___ DATA EXCERPTS ___

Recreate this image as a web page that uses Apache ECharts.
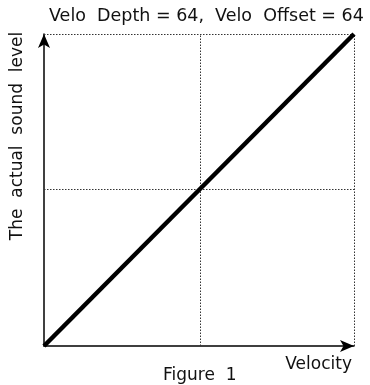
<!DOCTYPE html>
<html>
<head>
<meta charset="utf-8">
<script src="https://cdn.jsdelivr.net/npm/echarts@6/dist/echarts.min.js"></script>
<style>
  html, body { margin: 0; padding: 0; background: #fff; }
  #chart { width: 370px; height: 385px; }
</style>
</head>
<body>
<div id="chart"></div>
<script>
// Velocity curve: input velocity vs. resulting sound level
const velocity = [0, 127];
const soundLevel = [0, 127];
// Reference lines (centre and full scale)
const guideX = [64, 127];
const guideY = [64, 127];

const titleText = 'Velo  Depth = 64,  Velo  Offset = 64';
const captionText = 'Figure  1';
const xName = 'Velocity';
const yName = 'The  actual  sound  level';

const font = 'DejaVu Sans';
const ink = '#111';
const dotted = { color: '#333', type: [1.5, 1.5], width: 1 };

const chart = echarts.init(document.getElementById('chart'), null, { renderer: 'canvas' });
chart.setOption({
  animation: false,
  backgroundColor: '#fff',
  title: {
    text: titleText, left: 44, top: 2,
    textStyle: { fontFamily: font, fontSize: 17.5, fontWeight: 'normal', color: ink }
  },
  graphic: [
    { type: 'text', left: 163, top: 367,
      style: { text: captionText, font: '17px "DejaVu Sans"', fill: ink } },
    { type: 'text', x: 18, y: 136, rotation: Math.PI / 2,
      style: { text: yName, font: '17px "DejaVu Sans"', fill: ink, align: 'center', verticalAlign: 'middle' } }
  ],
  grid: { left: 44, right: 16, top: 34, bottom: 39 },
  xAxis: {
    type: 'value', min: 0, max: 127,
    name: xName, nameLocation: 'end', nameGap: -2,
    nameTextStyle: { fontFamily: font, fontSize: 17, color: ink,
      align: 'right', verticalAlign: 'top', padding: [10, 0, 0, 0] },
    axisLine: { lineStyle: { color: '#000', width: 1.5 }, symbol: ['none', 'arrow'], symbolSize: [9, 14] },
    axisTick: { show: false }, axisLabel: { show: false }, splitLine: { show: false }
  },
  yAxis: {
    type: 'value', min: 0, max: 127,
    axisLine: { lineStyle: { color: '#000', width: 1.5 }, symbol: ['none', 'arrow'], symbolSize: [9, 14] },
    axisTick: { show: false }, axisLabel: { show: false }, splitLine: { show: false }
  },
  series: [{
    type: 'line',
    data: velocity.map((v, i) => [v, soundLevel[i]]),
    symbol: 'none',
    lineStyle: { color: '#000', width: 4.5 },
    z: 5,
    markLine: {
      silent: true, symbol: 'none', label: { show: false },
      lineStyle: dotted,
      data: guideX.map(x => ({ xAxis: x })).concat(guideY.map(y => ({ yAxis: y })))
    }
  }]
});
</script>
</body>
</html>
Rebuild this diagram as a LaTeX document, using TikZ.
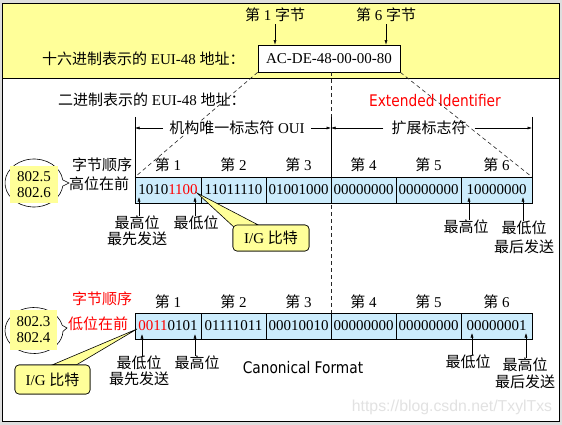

___

## WHAT THIS TASK INVOLVES
Your copy should match the entries exactly, minus the pictures.

## EXERCISE RESPONSE
Recreate this image as a web page that uses Apache ECharts.
<!DOCTYPE html>
<html>
<head>
<meta charset="utf-8">
<script src="https://cdn.jsdelivr.net/npm/echarts@6/dist/echarts.min.js"></script>
<style>
  html, body { margin: 0; padding: 0; background: #fff; }
  #chart { width: 370px; height: 385px; }
</style>
</head>
<body>
<div id="chart"></div>
<script>
// Velocity curve: input velocity vs. resulting sound level
const velocity = [0, 127];
const soundLevel = [0, 127];
// Reference lines (centre and full scale)
const guideX = [64, 127];
const guideY = [64, 127];

const titleText = 'Velo  Depth = 64,  Velo  Offset = 64';
const captionText = 'Figure  1';
const xName = 'Velocity';
const yName = 'The  actual  sound  level';

const font = 'DejaVu Sans';
const ink = '#111';
const dotted = { color: '#333', type: [1.5, 1.5], width: 1 };

const chart = echarts.init(document.getElementById('chart'), null, { renderer: 'canvas' });
chart.setOption({
  animation: false,
  backgroundColor: '#fff',
  title: {
    text: titleText, left: 44, top: 2,
    textStyle: { fontFamily: font, fontSize: 17.5, fontWeight: 'normal', color: ink }
  },
  graphic: [
    { type: 'text', left: 163, top: 367,
      style: { text: captionText, font: '17px "DejaVu Sans"', fill: ink } },
    { type: 'text', x: 18, y: 136, rotation: Math.PI / 2,
      style: { text: yName, font: '17px "DejaVu Sans"', fill: ink, align: 'center', verticalAlign: 'middle' } }
  ],
  grid: { left: 44, right: 16, top: 34, bottom: 39 },
  xAxis: {
    type: 'value', min: 0, max: 127,
    name: xName, nameLocation: 'end', nameGap: -2,
    nameTextStyle: { fontFamily: font, fontSize: 17, color: ink,
      align: 'right', verticalAlign: 'top', padding: [10, 0, 0, 0] },
    axisLine: { lineStyle: { color: '#000', width: 1.5 }, symbol: ['none', 'arrow'], symbolSize: [9, 14] },
    axisTick: { show: false }, axisLabel: { show: false }, splitLine: { show: false }
  },
  yAxis: {
    type: 'value', min: 0, max: 127,
    axisLine: { lineStyle: { color: '#000', width: 1.5 }, symbol: ['none', 'arrow'], symbolSize: [9, 14] },
    axisTick: { show: false }, axisLabel: { show: false }, splitLine: { show: false }
  },
  series: [{
    type: 'line',
    data: velocity.map((v, i) => [v, soundLevel[i]]),
    symbol: 'none',
    lineStyle: { color: '#000', width: 4.5 },
    z: 5,
    markLine: {
      silent: true, symbol: 'none', label: { show: false },
      lineStyle: dotted,
      data: guideX.map(x => ({ xAxis: x })).concat(guideY.map(y => ({ yAxis: y })))
    }
  }]
});
</script>
</body>
</html>
Rebuild this diagram as a LaTeX document, using TikZ.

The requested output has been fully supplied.